Exercise brief: Write out word for word each line of the records, beginning at the first and stopping after the line with "import plotly.graph_objects as go". Leave the pictures out.

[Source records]
--*--

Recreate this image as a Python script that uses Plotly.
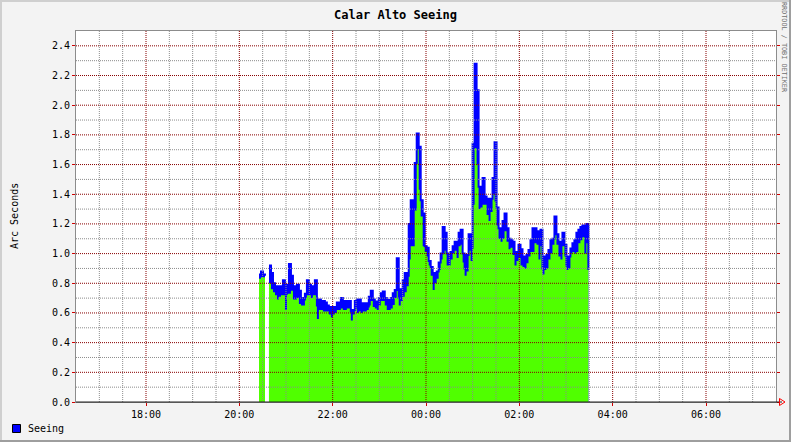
import pandas as pd
import plotly.graph_objects as go

# ---------------- data ----------------
seeing_high = [
    0.86, 0.88, 0.86, 0.85, None,
    0.92, 0.87, 0.80, 0.78, 0.755, 0.78, 0.77, 0.82, 0.73, 0.79,
    0.93, 0.85, 0.78, 0.76, 0.79, 0.75, 0.70, 0.69, 0.73, 0.82,
    0.79, 0.755, 0.78, 0.82, 0.65, 0.69, 0.65, 0.68, 0.67, 0.65,
    0.64, 0.62, 0.64, 0.64, 0.67, 0.65, 0.70, 0.68, 0.655,
    0.68, 0.68, 0.61, 0.62, 0.68, 0.69, 0.69, 0.655, 0.665, 0.665,
    0.643, 0.71, 0.75, 0.69, 0.677, 0.654, 0.70, 0.733, 0.744, 0.70,
    0.665, 0.688, 0.70, 0.733, 0.755, 0.968, 0.70, 0.76, 0.82, 0.87,
    0.85, 1.20, 1.36, 1.31, 1.61, 1.81, 1.72, 1.36, 1.27, 1.05,
    1.04, 0.95, 0.91, 0.87, 0.85, 0.88, 0.94, 1.00, 1.18, 1.14,
    1.00, 0.98, 1.01, 1.05, 1.08, 1.06, 1.14, 1.16, 1.00, 0.90,
    0.99, 1.13, 1.04, 1.74, 2.28, 2.10, 1.45, 1.40, 1.51, 1.385,
    1.37, 1.35, 1.37, 1.51, 1.75, 1.31, 1.17, 1.13, 1.22, 1.27,
    1.17, 1.10, 1.09, 1.08, 1.01, 0.99, 1.06, 1.03, 0.98, 0.96,
    0.99, 1.025, 1.09, 1.17, 1.17, 1.15, 1.09, 1.16, 0.90, 0.98,
    0.99, 1.025, 1.09, 1.10, 1.25, 1.13, 1.07, 1.08, 1.14, 1.06,
    0.92, 0.98, 1.035, 1.07, 1.09, 1.14, 1.16, 1.18, 1.19, 1.12,
    1.20, 0.89,
]
seeing_low = [
    0.83, 0.84, 0.84, 0.83, None,
    0.80, 0.76, 0.74, 0.72, 0.69, 0.71, 0.72, 0.72, 0.62, 0.73,
    0.73, 0.75, 0.69, 0.69, 0.70, 0.66, 0.65, 0.65, 0.70, 0.72,
    0.72, 0.70, 0.72, 0.72, 0.56, 0.62, 0.62, 0.61, 0.61, 0.61,
    0.59, 0.57, 0.59, 0.60, 0.62, 0.62, 0.63, 0.62, 0.62,
    0.63, 0.63, 0.55, 0.59, 0.63, 0.60, 0.61, 0.60, 0.61, 0.61,
    0.62, 0.65, 0.68, 0.64, 0.63, 0.62, 0.65, 0.68, 0.68, 0.65,
    0.62, 0.62, 0.63, 0.654, 0.70, 0.75, 0.65, 0.68, 0.71, 0.74,
    0.78, 0.96, 1.05, 1.05, 1.29, 1.70, 1.43, 1.25, 1.05, 1.01,
    0.98, 0.92, 0.85, 0.755, 0.80, 0.83, 0.89, 0.96, 1.00, 1.02,
    0.92, 0.92, 0.96, 1.00, 1.02, 0.97, 1.05, 1.06, 0.94, 0.85,
    0.88, 1.02, 0.95, 1.33, 1.71, 1.60, 1.30, 1.31, 1.33, 1.33,
    1.26, 1.22, 1.28, 1.40, 1.35, 1.19, 1.10, 1.08, 1.10, 1.15,
    1.08, 1.03, 1.04, 0.99, 0.92, 0.95, 0.97, 0.92, 0.91, 0.90,
    0.935, 0.98, 1.01, 1.01, 1.07, 1.06, 0.96, 1.05, 0.86, 0.89,
    0.90, 0.96, 1.00, 1.06, 1.14, 1.06, 0.98, 0.96, 1.05, 0.98,
    0.89, 0.90, 1.00, 1.01, 1.00, 1.01, 1.07, 1.09, 1.11, 1.00,
    1.07, 0.88,
]
assert len(seeing_high) == len(seeing_low)

sample_start = "2024-01-01 20:25:17"
sample_step = "154s"
times = pd.date_range(sample_start, periods=len(seeing_high), freq=sample_step)

x_range = ["2024-01-01 16:30", "2024-01-02 07:30"]
x_tick0 = "2024-01-01 18:00"
y_range = [0, 2.5]

title_text = "Calar Alto Seeing"
y_title = "Arc Seconds"
legend_label = "Seeing"
watermark = "RRDTOOL / TOBI OETIKER"

# ---------------- layout geometry ----------------
W, H = 791, 442
ML, MR, MT, MB = 76, 15, 31, 40
PW, PH = W - ML - MR, H - MT - MB


def px(X):
    return (X - ML) / PW


def py(Y):
    return (H - MB - Y) / PH


BLUE = "#0000ff"
GREEN = "#50ff00"
MGRID = "rgb(135,0,0)"
GRID = "rgb(140,140,140)"
FONT = "DejaVu Sans Mono"

# split the series at missing samples so each run is filled on its own
segments = []
cur = []
for i, (hi, lo) in enumerate(zip(seeing_high, seeing_low)):
    if hi is None:
        if cur:
            segments.append(cur)
        cur = []
    else:
        cur.append(i)
if cur:
    segments.append(cur)

fig = go.Figure()
for seg in segments:
    st = [times[i] for i in seg]
    fig.add_trace(go.Scatter(x=st, y=[seeing_high[i] for i in seg], mode="lines",
                             line=dict(color=BLUE, width=0, shape="hv"),
                             fill="tozeroy", fillcolor=BLUE, showlegend=False, hoverinfo="skip"))
    fig.add_trace(go.Scatter(x=st, y=[seeing_low[i] for i in seg], mode="lines",
                             line=dict(color=GREEN, width=0, shape="hv"),
                             fill="tozeroy", fillcolor=GREEN, showlegend=False, hoverinfo="skip"))
fig.add_trace(go.Scatter(x=times, y=seeing_high, mode="lines", line=dict(color=BLUE, width=2, shape="hv"),
                         connectgaps=False, name=legend_label, showlegend=False, hoverinfo="skip"))

tickfont = dict(family=FONT, size=10, color="black")

fig.update_layout(
    width=W, height=H, autosize=False,
    margin=dict(l=ML, r=MR, t=MT, b=MB, pad=0),
    paper_bgcolor="#f3f3f3", plot_bgcolor="white",
    showlegend=False,
    title=dict(text="<b>" + title_text + "</b>", x=0.5, xref="container", xanchor="center",
               y=1 - 14.5 / H, yref="container", yanchor="middle",
               font=dict(family=FONT, size=12, color="black")),
    xaxis=dict(type="date", range=x_range, tickformat="%H:%M", dtick=7200000, tick0=x_tick0,
               showgrid=False, zeroline=False,
               showline=True, linecolor="#8c8c8c", linewidth=1, mirror=True, layer="above traces",
               ticks="outside", ticklen=3, tickcolor="#d00000", tickwidth=1,
               tickfont=tickfont),
    yaxis=dict(range=y_range, dtick=0.2, tick0=0, tickformat=".1f",
               showgrid=False, zeroline=False,
               showline=True, linecolor="#8c8c8c", linewidth=1, mirror="ticks", layer="above traces",
               ticks="outside", ticklen=3, tickcolor="#d00000", tickwidth=1,
               tickfont=tickfont),
)

shapes = []
# grid drawn above the data, as in the reference
for t in pd.date_range(x_range[0], x_range[1], freq="30min")[1:-1]:
    major = (t.minute == 0 and t.hour % 2 == 0)
    shapes.append(dict(type="line", xref="x", yref="paper", x0=t, x1=t, y0=0, y1=1, layer="above",
                       line=dict(color=MGRID if major else GRID, width=1, dash="1px,1px")))
for i in range(1, 25):
    v = i / 10
    shapes.append(dict(type="line", xref="paper", yref="y", x0=0, x1=1, y0=v, y1=v, layer="above",
                       line=dict(color=MGRID if i % 2 == 0 else GRID, width=1, dash="1px,1px")))
shapes += [
    # outer 3D frame
    dict(type="line", xref="paper", yref="paper", x0=px(0), x1=px(W), y0=py(1), y1=py(1),
         line=dict(color="#cfcfcf", width=2)),
    dict(type="line", xref="paper", yref="paper", x0=px(1), x1=px(1), y0=py(0), y1=py(H),
         line=dict(color="#cfcfcf", width=2)),
    dict(type="line", xref="paper", yref="paper", x0=px(0), x1=px(W), y0=py(H - 1), y1=py(H - 1),
         line=dict(color="#9e9e9e", width=2)),
    dict(type="line", xref="paper", yref="paper", x0=px(W - 1), x1=px(W - 1), y0=py(0), y1=py(H),
         line=dict(color="#9e9e9e", width=2)),
    # x axis line with arrow
    dict(type="line", xref="paper", yref="paper", x0=0, x1=px(782), y0=0, y1=0,
         line=dict(color="#202020", width=1)),
    dict(type="path", xref="paper", yref="paper",
         path=f"M {px(779.5)},{py(398.5)} L {px(785)},{py(402)} L {px(779.5)},{py(405.5)} Z",
         line=dict(color="#ff0000", width=1), fillcolor="rgba(0,0,0,0)"),
    # legend swatch
    dict(type="rect", xref="paper", yref="paper", x0=px(12.5), x1=px(20.5), y0=py(424.5), y1=py(432.5),
         line=dict(color="black", width=1), fillcolor=BLUE),
]
fig.update_layout(shapes=shapes)

fig.add_annotation(text=y_title, xref="paper", yref="paper", x=px(14), y=py(216), textangle=-90,
                   showarrow=False, xanchor="center", yanchor="middle",
                   font=dict(family=FONT, size=10, color="black"))
fig.add_annotation(text=watermark, xref="paper", yref="paper", x=px(784), y=py(48), textangle=90,
                   showarrow=False, xanchor="center", yanchor="middle",
                   font=dict(family=FONT, size=6.8, color="#6e6e6e"))
fig.add_annotation(text=legend_label, xref="paper", yref="paper", x=px(26), y=py(428.5),
                   showarrow=False, xanchor="left", yanchor="middle",
                   font=dict(family=FONT, size=10, color="black"))

fig.write_html("out.html", config={"displayModeBar": False},
               post_script="document.body.style.margin='0px';")
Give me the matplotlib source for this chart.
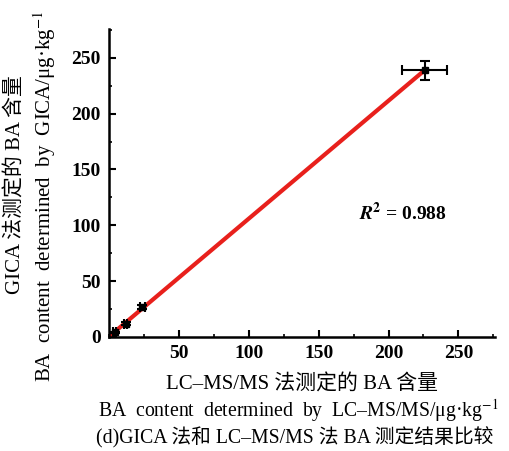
import numpy as np
import matplotlib
matplotlib.use("Agg")
import matplotlib.pyplot as plt
from matplotlib.ticker import MultipleLocator

plt.rcParams['font.family'] = ['Liberation Serif', 'Noto Sans CJK SC']
plt.rcParams['mathtext.fontset'] = 'stix'

# LC-MS/MS vs GICA results (ug/kg)
lcms = [4, 12, 24, 226]
gica = [4, 12, 27, 239]
lcms_err = [0.8, 1.0, 1.5, 16]
gica_err = [0.8, 1.0, 2.0, 8.5]
r2_text = "0.988"

x_ticks = [50, 100, 150, 200, 250]
y_ticks = [0, 50, 100, 150, 200, 250]

fig = plt.figure(figsize=(5.09, 4.51), dpi=100)
ax = fig.add_axes([0.214, 0.253, 0.758, 0.683])

# fitted line
k, b = np.polyfit(lcms, gica, 1)
xs = np.array([min(lcms) - 3, max(lcms)])
ax.plot(xs, k * xs + b, color='#e8201c', lw=3, zorder=2)

ax.errorbar(lcms, gica, xerr=lcms_err, yerr=gica_err, fmt='s', color='black',
            ms=5, elinewidth=1.5, capsize=3.5, capthick=1.5, zorder=3)

ax.set_xlim(0, 276)
ax.set_ylim(0, 276)
ax.set_xticks(x_ticks)
ax.set_yticks(y_ticks)
ax.xaxis.set_minor_locator(MultipleLocator(25))
ax.yaxis.set_minor_locator(MultipleLocator(25))
ax.tick_params(which='major', direction='in', length=5, width=1.5, labelsize=14, pad=6)
ax.tick_params(which='minor', direction='in', length=2.5, width=1.2)
for lab in ax.get_xticklabels() + ax.get_yticklabels():
    lab.set_fontweight('bold')

ax.spines['top'].set_visible(False)
ax.spines['right'].set_visible(False)
ax.spines['left'].set_linewidth(1.8)
ax.spines['bottom'].set_linewidth(1.8)

ax.text(179, 111, r"$\boldsymbol{R}^{\mathbf{2}}$" + " = " + r2_text, fontsize=14,
        fontweight='bold', va='center')

# axis titles
fs = 15
fig.text(0.03, 0.59, "GICA 法测定的 BA 含量", rotation=90, ha='center', va='center', fontsize=fs)
fig.text(0.088, 0.565, "BA  content  determined  by  GICA/μg·kg$^{-1}$", rotation=90,
         ha='center', va='center', fontsize=fs)
fig.text(0.593, 0.148, "LC–MS/MS 法测定的 BA 含量", ha='center', va='center', fontsize=fs)
fig.text(0.192, 0.090, "BA  content  determined  by  LC–MS/MS/μg·kg$^{-1}$", ha='left',
         va='center', fontsize=14.2)
fig.text(0.188, 0.029, "(d)GICA 法和 LC–MS/MS 法 BA 测定结果比较", ha='left', va='center',
         fontsize=14.2)

fig.savefig("out.png", dpi=100)
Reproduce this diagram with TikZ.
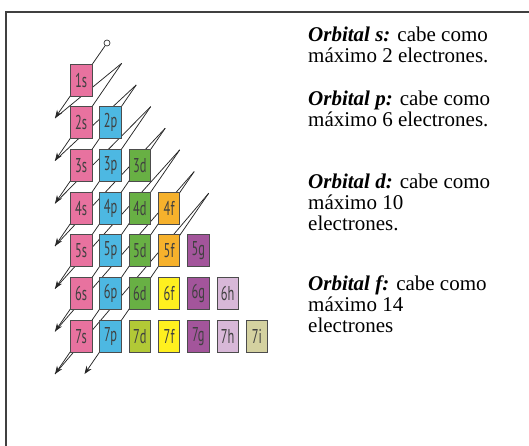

--*--

Answer:
Recreate this image as a Python script that uses Plotly.
import pandas as pd
import plotly.graph_objects as go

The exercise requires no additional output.